Vaccines act by offering attenuated forms of pathogens to be recognized by the host immune system. Once exposed, the immune system develops specific defenses (acquired response) against that pathogen, so that in the future, vaccinated individuals that get into contact with the true pathogen will already possess the necessary immune response to fight off the disease. In the case of viruses, the attenuated version of the pathogen is usually composed of viral proteins without its genetic material (in other words, the virus is incapable of replication and incapable of causing an infection).
Influenza type A viruses can cause severe illness and are responsible for influenza human pandemics. Despite its great impact in our society, no permanent vaccine has been devised so far, and new versions of the vaccine have to be developed and administrated every year. Describe the evolutionary mechanism that you think is responsible for this phenomenon?

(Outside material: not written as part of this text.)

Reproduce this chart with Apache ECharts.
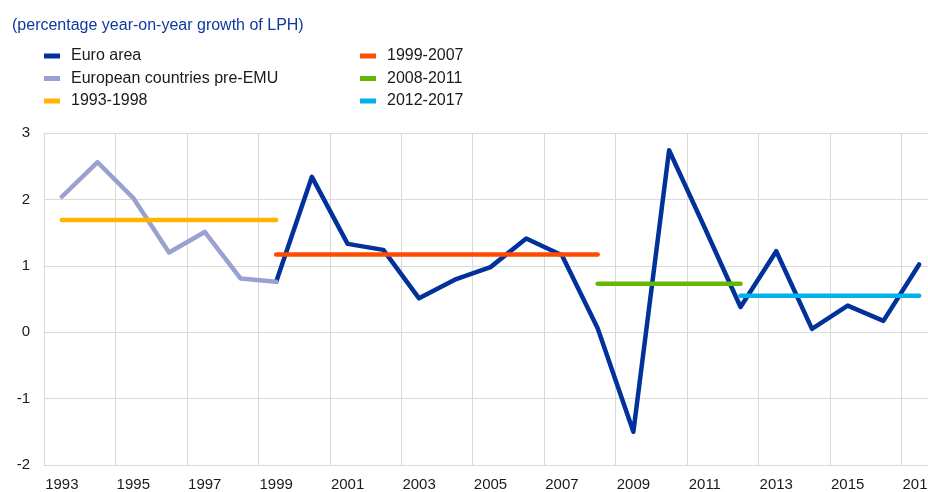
<!DOCTYPE html>
<html>
<head>
<meta charset="utf-8">
<script src="https://cdn.jsdelivr.net/npm/echarts@6/dist/echarts.min.js"></script>
<style>
  html, body { margin: 0; padding: 0; background: #fff; }
  #main-chart { width: 928px; height: 492px; }
</style>
</head>
<body>
<div id="main-chart"></div>
<script>
const years = ['1993', '1994', '1995', '1996', '1997', '1998', '1999', '2000', '2001', '2002', '2003', '2004',
    '2005', '2006', '2007', '2008', '2009', '2010', '2011', '2012', '2013', '2014', '2015', '2016', '2017'];

// euro area from 1999
const euroArea = ['-', '-', '-', '-', '-', '-', 0.76, 2.34, 1.33, 1.24, 0.51, 0.79,
    0.98, 1.41, 1.16, 0.06, -1.50, 2.74, 1.57, 0.38, 1.22, 0.05, 0.40, 0.17, 1.02];
const preEmu = [2.04, 2.56, 2.02, 1.20, 1.51, 0.81, 0.76];

// period averages: [first year, last point year, value]
const avg9398 = ['1993', '1999', 1.69];
const avg9907 = ['1999', '2008', 1.17];
const avg0811 = ['2008', '2012', 0.73];
const avg1217 = ['2012', '2017', 0.55];

function segment(p) {
    const a = years.indexOf(p[0]);
    const b = years.indexOf(p[1]);
    return years.map((y, i) => (i >= a && i <= b) ? p[2] : '-');
}

const textColor = '#1a1a1a';
const gridColor = '#d9d9d9';
const font = 'Arial, "Liberation Sans", sans-serif';

function lineSeries(name, data, color) {
    return {
        name: name,
        type: 'line',
        data: data,
        symbol: 'none',
        connectNulls: false,
        lineStyle: { color: color, width: 4.5, cap: 'round', join: 'round' },
        itemStyle: { color: color },
        emphasis: { disabled: true }
    };
}

const legendBase = {
    orient: 'vertical',
    icon: 'rect',
    padding: 0,
    itemWidth: 16,
    itemHeight: 5,
    itemGap: 6.5,
    textStyle: { color: textColor, fontSize: 16, fontFamily: font, lineHeight: 16, padding: [0, 0, 0, 6] },
    selectedMode: false
};

const myChart = echarts.init(document.getElementById('main-chart'));

const option = {
    animation: false,
    title: {
        text: '(percentage year-on-year growth of LPH)',
        left: 12,
        top: 18,
        padding: 0,
        textStyle: { color: '#0d3aa0', fontSize: 16, fontWeight: 'normal', fontFamily: font }
    },
    legend: [
        Object.assign({}, legendBase, { left: 44, top: 48, data: ['Euro area', 'European countries pre-EMU', '1993-1998'] }),
        Object.assign({}, legendBase, { left: 360, top: 48, data: ['1999-2007', '2008-2011', '2012-2017'] })
    ],
    grid: {
        left: 44,
        top: 133,
        right: -9,
        height: 332,
        containLabel: false,
        outerBoundsMode: 'none'
    },
    xAxis: {
        type: 'category',
        data: years,
        boundaryGap: true,
        axisLine: { show: true, lineStyle: { color: gridColor } },
        axisTick: { show: false },
        axisLabel: { interval: 1, color: textColor, fontSize: 15, fontFamily: font, margin: 12 },
        splitLine: { show: true, interval: 1, lineStyle: { color: gridColor, width: 1 } }
    },
    yAxis: {
        type: 'value',
        min: -2,
        max: 3,
        interval: 1,
        axisLine: { show: true, lineStyle: { color: gridColor } },
        axisTick: { show: false },
        axisLabel: { color: textColor, fontSize: 15, fontFamily: font, margin: 14 },
        splitLine: { show: true, lineStyle: { color: gridColor, width: 1 } }
    },
    series: [
        lineSeries('Euro area', euroArea, '#003299'),
        lineSeries('European countries pre-EMU', preEmu, '#98a1d0'),
        lineSeries('1993-1998', segment(avg9398), '#ffb400'),
        lineSeries('1999-2007', segment(avg9907), '#ff4b00'),
        lineSeries('2008-2011', segment(avg0811), '#65b800'),
        lineSeries('2012-2017', segment(avg1217), '#00b1ea')
    ]
};

myChart.setOption(option);
</script>
</body>
</html>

Influenza virus exhibits differences in two surface proteins- Hemagglutinin HA and the neuraminidase protein NA. Based on HA and NA, there are three strains of influenza-A/HINI, A/H3N2 and type B. Seasonal Vaccination has been the strategy used to prevent influenza infection, although none of these vaccines provide long term immunity. Antigenic drift and antigenic drift are the mechanisms by which the virus protects itself during evolution.
It has been indicates that frequent vaccination may also be responsible for mutations creating new antigenic drift by applying selective pressure. HA is HA is a glycosylated integral membrane protein present on the surface of the influenza virus. It acts in both receptor binding and is also a fusion protein. It binds to sialic acid residues attached to host cell glycoproteins. NA, on the other hand is an integral membrane glycoprotein, which has a neuraminidase activity. NA cleaves sialic acid residues, which helps in release of new viruses from the host cells. PB1 is other protein that is frequently mutated. The influenza vaccines target these two proteins. Mutations that alter the amino acids in the antigenic sites on HA and NA have evolutionary advantage. They allow the virus to evade pre-existing immunity generated against the virus. These specific and selective mutations that occur in the antigenic sites on these two proteins result in antigenic drift. Mutations that resulted in H5N1 strain of the virus, was shown to be a K58I substitution in HA protein. This mutation is associated with increased replication of the virus in the upper respiratory tract. In H7N9 virus, the K581 mutation was combined with other point mutations G219S and R29K. These additional two mutations promoted drug resistance in the virus and also increased binding affinity to different sialic acid residues. Antigenic drift over a period of time may therefore lead to creation of a new virus strain. This new strain of virus would be entirely different than the original strain. Mutation E627K mutation of PB2 region causes one strain which primarily infected poultry to now infect humans. Replacement of the E627K mutation by another mutation in H1N1 at another site that caused increased infectivity of H1N1 in humans in 2009. In 1918 and 1997, the H1N1 and H5N1 virus had N66S mutation in the region PB1-F2. Thus, the antigenic drift is also responsible for increasing pathogenicity of influenza virus.
In antigenic shift, two different strains of influenza can cause formation of a new strain of influenza. Antigenic shift is mostly seen with the HA antigen. A major mechanism by which antigenic shift occurs is when a non-human strain gains the ability to infect humans. As this strain was not infecting humans previous, the new combination of HA or NA is not recognized by the immune system in humans to generate immune response. Example of such antigenic shift was the H1N1 virus. H1N1 before 2009 was only observed in avian species. However, due to antigenic shift, this virus could infect humans.
Influenza virus is composed of eight single stranded RNA segments. Each of these segments will encode for a specific viral protein. In antigenic shift, there are rearrangements of gene segments observed. It is also seen when two viruses infect the same cell causing assortment of the two viruses. The 1918 pandemic of H1N1 was due to antigenic shift from pigs to humans. This type A H1N1 was a quadruple reassortment virus containing genes from H1N1 virus of Eurasian pigs, H1N2 virus of avian swine flu and H3N2 human influenza virus. PB2 and NA was from H1N2, PB1 was from H3N2, and NA, M segments from H1N1. This new virus also had HA, NP, NS from a classic swine influenza virus.
As these reassortment causes formation of a new virus with different combination of parental RNA, they are not recognized by the immune system. Hence, the new viral strain can escape the immune response and cause enhanced infectivity.
Recombination is another evolutionary mechanism that occurs in rare cases of influenza virus. Non-homologous recombination between two different fragments and rare homologous recombination due to template switching during RNA replication are major mechanism for recombination. Homologous recombination has been observed in PB2, HA and NP has occurred between H1N1 sub-strains or H1N1 and H3N2 strains. However, recombination is not very common. Antigenic drift and shift are the major mechanism of evolution in Influenza virus.